An S&P downgrade of Spain’s sovereign debt briefly shook US stock markets on Wednesday but failed to break the session’s rally, as investors welcomed the Federal Reserve’s decision to keep the benchmark interest rate near zero, announced late in the day.
Doug Robert, chief investment strategist at Channel Capital Research said: “The Fed accomplished its mission. It did not want to excite the markets and it didn’t. Investors have had enough excitement this week with what’s going on in Greece and Spain, and the Goldman hearings.”
The main indices moved slightly higher in reaction to the announcement.
After the closing bell, the S&P 500 was up 0.7 per cent at 1,191.36, the Dow Jones Industrial Average gained 0.5 per cent to 11,045.27 and the Nasdaq Composite was flat at 2,471.73.
Dow Chemical was up 5.9 per cent to $31.83 as the largest US chemicals producer said its first-quarter profit was better than expected.
Net profit, excluding non-recurring items, was 43 cents per share, beating the average analyst estimate of 30 cent per share.
JetBlue slipped 11.5 per cent to $5.77 as the domestic airline posted a $1m first-quarter loss while analysts expected a profit, as higher fuel costs hit margins.
Net losses were 1 cent per share. The average analyst estimate was for a 3 cent profit. It breaks a run of four straight profitable quarters for the airline.
Dell, the maker of personal computers, fell 0.1 per cent to $16.51 as the stock was downgraded from “buy” to “neutral” at UBS with a target price of $17.50 per share.
US-listed shares in Barrick Gold, a Canada-based bullion producer, rose 3.7 per cent to $42.17 as the company reported a first-quarter profit that more than doubled from a year ago, boosted by rising bullion prices and high demand.
Net profit excluding non-recurring items was 75 cents per share, beating the average analyst estimate of 63 cent per share. Revenues rose 44 per cent to $2.6bn.
Goodyear Tire & Rubber Co lost 1.6 per cent to $13.82 even after reporting better-than-expected first-quarter results with rising revenues across all regions.
Excluding non-recurring items, the tyre maker paid 18 cents per share. Analysts on average had expected a loss of 2 cents per share. The company warned, however, that raw materials costs would be a challenge this year.

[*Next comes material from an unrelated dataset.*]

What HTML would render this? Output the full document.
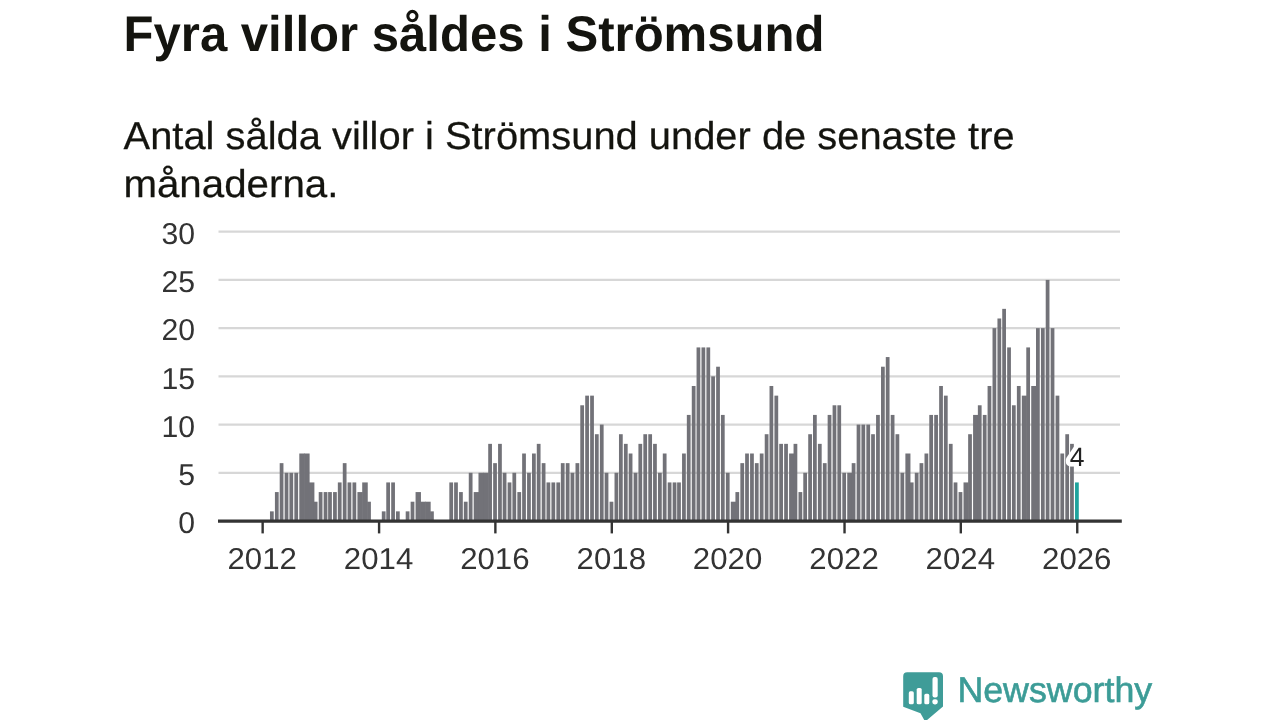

AOL retreated 14.5 per cent to $23.96 as the company posted weak first-quarter results, hurt by falling advertising revenues. Net profit was 32 cents per share, down from 78 cents a year earlier.
The company also said it had agreed to sell ICQ, an instant messaging service operating in Russia, Germany, the Czech Republic and Israel, to Digital Sky Technologies, a Russian internet company, for $188m.
As the markets reflected on Tuesday’s testimony by Goldman Sachs’ executives in front of Congress, the bank’s stock rose 2.6 per cent to $157.01.
Banks were higher across the board.
Citigroup gained 2.5 per cent to $4.45, Bank of America rose 1.8 per cent to $17.78 and JPMorgan rallied 2.5 per cent to $43.46.
Masco, which distributes and installs home improvement products, was one of the session’s best performers as the stock climbed 5.3 per cent to $16.45 on an upgrade from “outperform” to “strong buy” at Raymond James Financial.
Homebuilders were also higher as Pulte gained 1.8 per cent to $12.86, DR Horton added 1.6 per cent to $13.62 and Lennar rose 2.2 per cent to $19.35.
The Russell 2000, an index of small caps, was 0.2 per cent higher to 722.39.
It is up 15.8 per cent since the start of the year, easily outperforming the S&P 500 index that has risen 6.8 per cent in the same period.
Wyndham Worldwide, which owns franchise rights to Days Inn and other hotels, declined 1.5 per cent to $26.22 in spite of raising its revenue and earnings forecasts for the full year, citing a strengthening domestic lodging industry.
The company has earned 35 cents per share in the first quarter, beating average estimates of 30 cents.